- [What is expected]
Without the pictures, set down every line of the data exactly.

## BEGIN

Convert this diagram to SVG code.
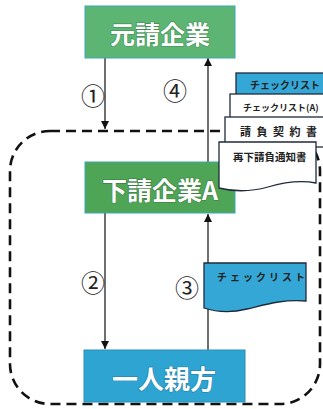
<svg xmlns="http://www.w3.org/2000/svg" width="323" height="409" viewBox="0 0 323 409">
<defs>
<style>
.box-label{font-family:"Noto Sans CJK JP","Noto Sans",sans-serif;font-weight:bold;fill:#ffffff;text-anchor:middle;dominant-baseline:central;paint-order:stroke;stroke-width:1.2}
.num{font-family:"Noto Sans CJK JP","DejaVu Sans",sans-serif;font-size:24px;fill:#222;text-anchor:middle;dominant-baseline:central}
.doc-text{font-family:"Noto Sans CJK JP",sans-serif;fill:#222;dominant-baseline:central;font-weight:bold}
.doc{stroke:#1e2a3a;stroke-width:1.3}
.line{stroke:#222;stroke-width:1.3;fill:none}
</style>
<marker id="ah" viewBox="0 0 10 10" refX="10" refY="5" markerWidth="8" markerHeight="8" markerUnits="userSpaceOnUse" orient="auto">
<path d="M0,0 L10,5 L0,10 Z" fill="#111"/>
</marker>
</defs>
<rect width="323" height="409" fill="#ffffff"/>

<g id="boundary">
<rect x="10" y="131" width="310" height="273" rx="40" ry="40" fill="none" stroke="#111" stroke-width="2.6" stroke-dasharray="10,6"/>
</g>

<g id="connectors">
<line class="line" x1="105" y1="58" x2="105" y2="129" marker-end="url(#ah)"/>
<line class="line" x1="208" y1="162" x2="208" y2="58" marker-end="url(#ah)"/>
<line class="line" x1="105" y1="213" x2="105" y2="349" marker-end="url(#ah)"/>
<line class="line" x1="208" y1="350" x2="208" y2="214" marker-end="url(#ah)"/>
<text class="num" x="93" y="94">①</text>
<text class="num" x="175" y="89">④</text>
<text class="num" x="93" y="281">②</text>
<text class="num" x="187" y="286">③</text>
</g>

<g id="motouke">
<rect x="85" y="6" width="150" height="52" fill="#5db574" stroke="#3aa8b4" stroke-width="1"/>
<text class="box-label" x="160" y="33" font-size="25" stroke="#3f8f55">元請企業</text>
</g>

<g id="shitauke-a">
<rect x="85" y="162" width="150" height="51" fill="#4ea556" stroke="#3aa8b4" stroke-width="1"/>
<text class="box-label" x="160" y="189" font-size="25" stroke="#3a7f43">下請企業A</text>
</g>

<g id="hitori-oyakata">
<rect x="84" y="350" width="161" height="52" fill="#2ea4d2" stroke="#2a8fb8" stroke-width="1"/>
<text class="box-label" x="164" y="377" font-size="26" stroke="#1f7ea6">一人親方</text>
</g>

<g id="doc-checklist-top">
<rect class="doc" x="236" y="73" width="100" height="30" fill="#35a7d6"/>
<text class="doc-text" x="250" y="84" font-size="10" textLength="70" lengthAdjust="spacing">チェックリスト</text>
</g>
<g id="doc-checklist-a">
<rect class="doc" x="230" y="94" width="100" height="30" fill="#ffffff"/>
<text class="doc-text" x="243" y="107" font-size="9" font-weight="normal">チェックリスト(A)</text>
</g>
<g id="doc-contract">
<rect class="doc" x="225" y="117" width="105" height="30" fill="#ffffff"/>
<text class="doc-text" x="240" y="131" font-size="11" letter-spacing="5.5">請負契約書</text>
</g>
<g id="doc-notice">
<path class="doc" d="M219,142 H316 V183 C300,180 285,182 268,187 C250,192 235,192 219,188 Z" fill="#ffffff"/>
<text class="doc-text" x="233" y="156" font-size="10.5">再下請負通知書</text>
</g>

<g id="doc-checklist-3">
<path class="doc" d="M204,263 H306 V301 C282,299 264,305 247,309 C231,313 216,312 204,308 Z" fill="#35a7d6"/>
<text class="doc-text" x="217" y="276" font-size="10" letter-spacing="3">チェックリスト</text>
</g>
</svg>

## END

- [Finished task]
Convert this diagram to SVG code.
<svg xmlns="http://www.w3.org/2000/svg" width="323" height="409" viewBox="0 0 323 409">
<defs>
<style>
.box-label{font-family:"Noto Sans CJK JP","Noto Sans",sans-serif;font-weight:bold;fill:#ffffff;text-anchor:middle;dominant-baseline:central;paint-order:stroke;stroke-width:1.2}
.num{font-family:"Noto Sans CJK JP","DejaVu Sans",sans-serif;font-size:24px;fill:#222;text-anchor:middle;dominant-baseline:central}
.doc-text{font-family:"Noto Sans CJK JP",sans-serif;fill:#222;dominant-baseline:central;font-weight:bold}
.doc{stroke:#1e2a3a;stroke-width:1.3}
.line{stroke:#222;stroke-width:1.3;fill:none}
</style>
<marker id="ah" viewBox="0 0 10 10" refX="10" refY="5" markerWidth="8" markerHeight="8" markerUnits="userSpaceOnUse" orient="auto">
<path d="M0,0 L10,5 L0,10 Z" fill="#111"/>
</marker>
</defs>
<rect width="323" height="409" fill="#ffffff"/>

<g id="boundary">
<rect x="10" y="131" width="310" height="273" rx="40" ry="40" fill="none" stroke="#111" stroke-width="2.6" stroke-dasharray="10,6"/>
</g>

<g id="connectors">
<line class="line" x1="105" y1="58" x2="105" y2="129" marker-end="url(#ah)"/>
<line class="line" x1="208" y1="162" x2="208" y2="58" marker-end="url(#ah)"/>
<line class="line" x1="105" y1="213" x2="105" y2="349" marker-end="url(#ah)"/>
<line class="line" x1="208" y1="350" x2="208" y2="214" marker-end="url(#ah)"/>
<text class="num" x="93" y="94">①</text>
<text class="num" x="175" y="89">④</text>
<text class="num" x="93" y="281">②</text>
<text class="num" x="187" y="286">③</text>
</g>

<g id="motouke">
<rect x="85" y="6" width="150" height="52" fill="#5db574" stroke="#3aa8b4" stroke-width="1"/>
<text class="box-label" x="160" y="33" font-size="25" stroke="#3f8f55">元請企業</text>
</g>

<g id="shitauke-a">
<rect x="85" y="162" width="150" height="51" fill="#4ea556" stroke="#3aa8b4" stroke-width="1"/>
<text class="box-label" x="160" y="189" font-size="25" stroke="#3a7f43">下請企業A</text>
</g>

<g id="hitori-oyakata">
<rect x="84" y="350" width="161" height="52" fill="#2ea4d2" stroke="#2a8fb8" stroke-width="1"/>
<text class="box-label" x="164" y="377" font-size="26" stroke="#1f7ea6">一人親方</text>
</g>

<g id="doc-checklist-top">
<rect class="doc" x="236" y="73" width="100" height="30" fill="#35a7d6"/>
<text class="doc-text" x="250" y="84" font-size="10" textLength="70" lengthAdjust="spacing">チェックリスト</text>
</g>
<g id="doc-checklist-a">
<rect class="doc" x="230" y="94" width="100" height="30" fill="#ffffff"/>
<text class="doc-text" x="243" y="107" font-size="9" font-weight="normal">チェックリスト(A)</text>
</g>
<g id="doc-contract">
<rect class="doc" x="225" y="117" width="105" height="30" fill="#ffffff"/>
<text class="doc-text" x="240" y="131" font-size="11" letter-spacing="5.5">請負契約書</text>
</g>
<g id="doc-notice">
<path class="doc" d="M219,142 H316 V183 C300,180 285,182 268,187 C250,192 235,192 219,188 Z" fill="#ffffff"/>
<text class="doc-text" x="233" y="156" font-size="10.5">再下請負通知書</text>
</g>

<g id="doc-checklist-3">
<path class="doc" d="M204,263 H306 V301 C282,299 264,305 247,309 C231,313 216,312 204,308 Z" fill="#35a7d6"/>
<text class="doc-text" x="217" y="276" font-size="10" letter-spacing="3">チェックリスト</text>
</g>
</svg>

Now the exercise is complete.